In one case I actually yielded, we had sex and a relationship, which I resented from the get go, and eventually had to be pretty direct and unpleasant to end. The other one, well, I was wiser, but it did drag on and get pretty uncomfortable.

I actually still do not think that being totally direct/honest/blunt would have been the best thing to do. I wanted to maintain everyone's dignity in an inherently undignified situation. It seemed the gentlemanly thing to do. But it led to a lot of confusion. I don't think there is a write or wrong answer hear, and I know from experience that women are fully capable of faulty introspection too.

Saturday, April 26, 2008 04:43 PM

@ Anonymous_Too

I have never had much trouble having men as friends. One declared that we should be just friends when it was I who was interested in him. I confess, that I did not take it well, but my pride was wounded more than anything. I soon recovered. I think because I grew up with younger brothers and watched their psychological development that is what makes it easier for me to read men and get along with them. Even as just friends, they sometimes need a little ego boost now and then. I always praise what is praiseworthy in my friends.

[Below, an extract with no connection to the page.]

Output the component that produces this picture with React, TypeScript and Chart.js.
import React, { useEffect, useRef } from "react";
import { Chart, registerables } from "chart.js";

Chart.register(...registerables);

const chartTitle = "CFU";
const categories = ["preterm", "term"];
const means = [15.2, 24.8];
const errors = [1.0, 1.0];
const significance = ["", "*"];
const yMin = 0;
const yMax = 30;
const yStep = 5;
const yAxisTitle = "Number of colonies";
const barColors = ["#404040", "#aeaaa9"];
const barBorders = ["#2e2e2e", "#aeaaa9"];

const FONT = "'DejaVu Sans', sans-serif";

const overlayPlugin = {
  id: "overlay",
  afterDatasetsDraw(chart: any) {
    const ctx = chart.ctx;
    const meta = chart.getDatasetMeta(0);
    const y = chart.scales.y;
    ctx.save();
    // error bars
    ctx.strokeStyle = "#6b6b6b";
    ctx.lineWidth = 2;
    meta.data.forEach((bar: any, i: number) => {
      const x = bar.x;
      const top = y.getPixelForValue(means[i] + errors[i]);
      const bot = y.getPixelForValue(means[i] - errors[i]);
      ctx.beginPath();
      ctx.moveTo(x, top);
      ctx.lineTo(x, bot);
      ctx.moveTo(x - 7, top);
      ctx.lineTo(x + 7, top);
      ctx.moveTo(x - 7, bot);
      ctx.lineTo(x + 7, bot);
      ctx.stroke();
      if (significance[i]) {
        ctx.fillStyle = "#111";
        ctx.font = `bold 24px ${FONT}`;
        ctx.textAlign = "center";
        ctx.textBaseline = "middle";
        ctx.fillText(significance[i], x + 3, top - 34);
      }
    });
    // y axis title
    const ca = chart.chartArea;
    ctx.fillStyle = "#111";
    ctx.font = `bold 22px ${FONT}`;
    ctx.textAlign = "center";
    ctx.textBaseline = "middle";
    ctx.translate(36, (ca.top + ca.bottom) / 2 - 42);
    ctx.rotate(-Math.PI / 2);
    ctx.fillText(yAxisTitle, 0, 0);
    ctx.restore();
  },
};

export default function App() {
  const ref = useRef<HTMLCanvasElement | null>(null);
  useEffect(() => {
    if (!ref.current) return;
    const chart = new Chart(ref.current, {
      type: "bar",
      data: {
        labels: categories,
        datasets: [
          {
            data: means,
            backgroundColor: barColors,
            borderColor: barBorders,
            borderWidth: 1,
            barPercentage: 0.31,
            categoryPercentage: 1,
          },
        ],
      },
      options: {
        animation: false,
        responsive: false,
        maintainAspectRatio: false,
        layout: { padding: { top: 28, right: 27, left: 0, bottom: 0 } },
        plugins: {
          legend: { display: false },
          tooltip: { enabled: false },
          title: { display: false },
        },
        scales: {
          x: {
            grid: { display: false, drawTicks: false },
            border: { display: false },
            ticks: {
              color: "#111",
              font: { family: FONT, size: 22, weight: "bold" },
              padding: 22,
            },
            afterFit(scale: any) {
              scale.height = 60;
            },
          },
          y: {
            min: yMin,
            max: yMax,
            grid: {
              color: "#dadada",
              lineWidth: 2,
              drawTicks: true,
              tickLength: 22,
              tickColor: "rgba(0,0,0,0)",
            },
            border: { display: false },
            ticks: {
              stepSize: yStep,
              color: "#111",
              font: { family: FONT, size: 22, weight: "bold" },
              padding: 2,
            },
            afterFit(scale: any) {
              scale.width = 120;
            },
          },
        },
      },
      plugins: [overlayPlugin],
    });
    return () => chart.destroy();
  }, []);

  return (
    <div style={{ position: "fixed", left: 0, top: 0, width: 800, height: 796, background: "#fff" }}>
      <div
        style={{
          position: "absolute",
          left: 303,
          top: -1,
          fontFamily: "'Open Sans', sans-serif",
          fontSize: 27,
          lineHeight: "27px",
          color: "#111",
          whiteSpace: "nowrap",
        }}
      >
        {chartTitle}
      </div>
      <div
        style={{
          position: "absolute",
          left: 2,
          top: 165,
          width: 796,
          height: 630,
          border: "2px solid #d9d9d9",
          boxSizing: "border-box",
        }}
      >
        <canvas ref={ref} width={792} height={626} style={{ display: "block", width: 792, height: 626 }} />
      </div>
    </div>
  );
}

However, my daughter, who grew up an only child and got attention for her looks from about the age of ten is rather a lonely person I think. Women are usually quite competitive with her and it doesn't help that she is much more cerebral than warm. Men are so focused on her looks that they often miss seeing who she really is. She is a mildly Aspie, hyper-intellectual avant garde club kid. That's just weird, isn't it? A bizarre combo. Hence, lonely. Beauty sure doesn't get you everything. Mostly it just gets her confusion. Reading people is not her forte. Neither is communication. Like most mothers, I worry that she will someday be in a situation she has no idea how to protect herself from.